Blue states around the country sued over the policy, mostly succeeding before the FirstThirdSeventh and Ninth Circuit U.S. Courts of Appeal.

Alone in reversing that trend is the New York City-based Second Circuit, which Trump turned conservative with an appointment late last year.

On Monday, the Second Circuit was evenly divided 6-6 on whether to hold an en banc rehearing, sparking several critical dissents from the liberal wing of its 13-member bench.

“I am, frankly, astounded that my colleagues did not find this a case of exceptional importance warranting en banc review,” U.S. Circuit Judge Rosemary Pooler, a Clinton-appointee, wrote in her dissent.

U.S. Circuit Judge Michael Park, a Trump appointee who assumed his position in May last year, did not take part in the decision.

Joining the court’s mostly conservative wing, Clinton-appointee U.S. Circuit Judge Jose Cabranes struck a defensive note in his opinion.

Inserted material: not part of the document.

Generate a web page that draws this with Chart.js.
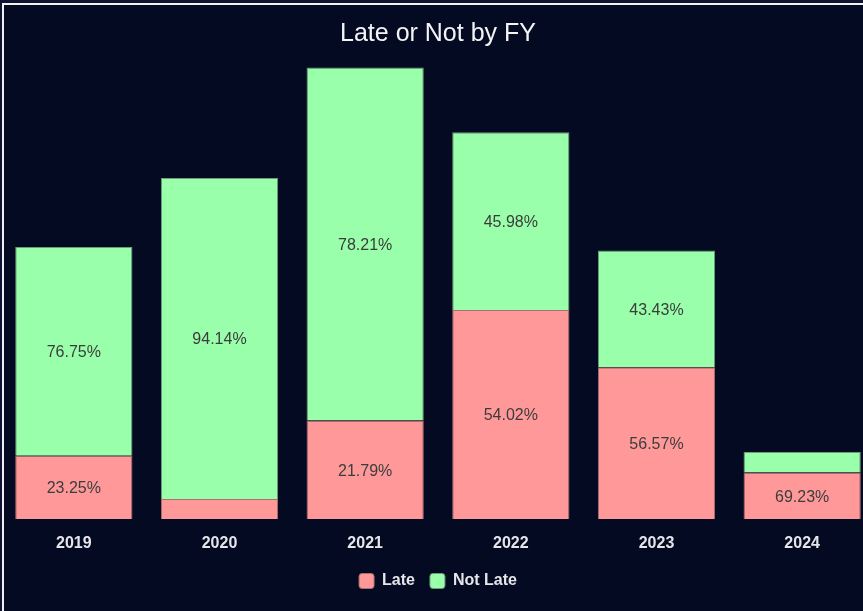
<!DOCTYPE html>
<html>
<head>
<meta charset="utf-8">
<script src="https://cdn.jsdelivr.net/npm/chart.js@4.4.1/dist/chart.umd.min.js"></script>
<style>
  html, body { margin:0; padding:0; width:863px; height:611px; overflow:hidden; background:#0d1330; }
  #frame { position:absolute; left:2px; top:3px; width:900px; height:700px; background:#030a22; border-left:2px solid #f2f2f6; border-top:2px solid #f2f2f6; box-sizing:border-box; }
  #wrap { position:absolute; left:0; top:0; width:876px; height:611px; }
</style>
</head>
<body>
<div id="frame"></div>
<div id="wrap"><canvas id="c" width="876" height="611"></canvas></div>
<script>
// Fiscal years
const years = ['2019', '2020', '2021', '2022', '2023', '2024'];
// Bar amounts
const lateValues    = [31.6, 10.0, 49.2, 104.5, 75.9, 23.2];
const notLateValues = [104.4, 160.5, 176.5, 88.9, 58.3, 10.3];
// Percent labels shown in each segment
const latePctLabels    = ['23.25%', '5.86%', '21.79%', '54.02%', '56.57%', '69.23%'];
const notLatePctLabels = ['76.75%', '94.14%', '78.21%', '45.98%', '43.43%', '30.77%'];

const segLabels = [latePctLabels, notLatePctLabels];

const labelPlugin = {
  id: 'segLabels',
  afterDatasetsDraw(chart) {
    const ctx = chart.ctx;
    ctx.save();
    ctx.font = '16px "Liberation Sans", Arial, sans-serif';
    ctx.fillStyle = '#3c3c3c';
    ctx.textAlign = 'center';
    ctx.textBaseline = 'middle';
    chart.data.datasets.forEach((ds, di) => {
      const meta = chart.getDatasetMeta(di);
      meta.data.forEach((bar, i) => {
        const h = Math.abs(bar.base - bar.y);
        if (h < 25) return;
        ctx.fillText(segLabels[di][i], bar.x, (bar.y + bar.base) / 2 + 1.5);
      });
    });
    ctx.restore();
  }
};

new Chart(document.getElementById('c'), {
  type: 'bar',
  data: {
    labels: years,
    datasets: [
      { label: 'Late', data: lateValues, backgroundColor: '#ff9999', borderColor: '#a9706f', borderWidth: 1 },
      { label: 'Not Late', data: notLateValues, backgroundColor: '#99ffaa', borderColor: '#6e9c78', borderWidth: 1 }
    ]
  },
  options: {
    responsive: false,
    animation: false,
    layout: { padding: { left: 1, right: 1, top: 4, bottom: 12 } },
    datasets: { bar: { categoryPercentage: 0.805, barPercentage: 1.0 } },
    scales: {
      x: {
        stacked: true,
        grid: { display: false, drawTicks: false },
        border: { display: false },
        ticks: { color: '#e6e6ea', font: { family: '"Liberation Sans", Arial, sans-serif', size: 16, weight: 'bold' }, padding: 15 },
        afterFit(scale) { scale.height = 39; }
      },
      y: {
        stacked: true,
        display: false,
        min: 0,
        max: 230
      }
    },
    plugins: {
      title: {
        display: true,
        text: 'Late or Not by FY',
        color: '#f4f4f6',
        font: { family: '"Liberation Sans", Arial, sans-serif', size: 25, weight: 'normal' },
        padding: { top: 15, bottom: 10 }
      },
      legend: {
        position: 'bottom',
        labels: {
          color: '#e6e6ea',
          font: { family: '"Liberation Sans", Arial, sans-serif', size: 16, weight: 'bold' },
          boxWidth: 15, boxHeight: 15,
          useBorderRadius: true, borderRadius: 3,
          padding: 15
        }
      },
      tooltip: { enabled: false }
    }
  },
  plugins: [labelPlugin]
});
</script>
</body>
</html>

“There is nothing ‘astonishing’ here about a disagreement among sister circuits, much less anything deserving the castigation by another colleague who asserts that our panel’s decision is ‘wrong, wrong, and wrong again,’” Cabranes wrote.

Seven states — New York, Connecticut, New Jersey, Washington, Massachusetts, Virginia and Rhode Island — and New York City sued over the restrictions in 2018, winning a ruling some 15 months ago in Manhattan ordering the Justice Department to release the funding.

After facing a setback earlier this year, New York City Mayor Bill de Blasio denounced the reversal for allowing Trump to play politics with the city’s safety.

“President Trump’s latest retaliation against his hometown takes away security funding from the No. 1 terrorist target in America — all because we refuse to play by his arbitrary rules,” de Blasio said in February. “No one knows how to keep New Yorkers safe better than the men and women of the NYPD. The president is starving them of the very resources named in honor of one of New York’s Finest, Officer Eddie Byrne.”

Roughly half a year later, racial justice protests across the country has put defunding police departments on the national agenda, and de Blasio announced a plan that he claims would shave roughly a sixth of the NYPD’s $6 billion budget. Activists call de Blasio’s budget an exercise in numbers-shuffling that does not meaningfully reduce the department’s size.

Now in the position of defending the NYPD’s federal dollars, the mayor’s office did not immediately respond to an email requesting comment.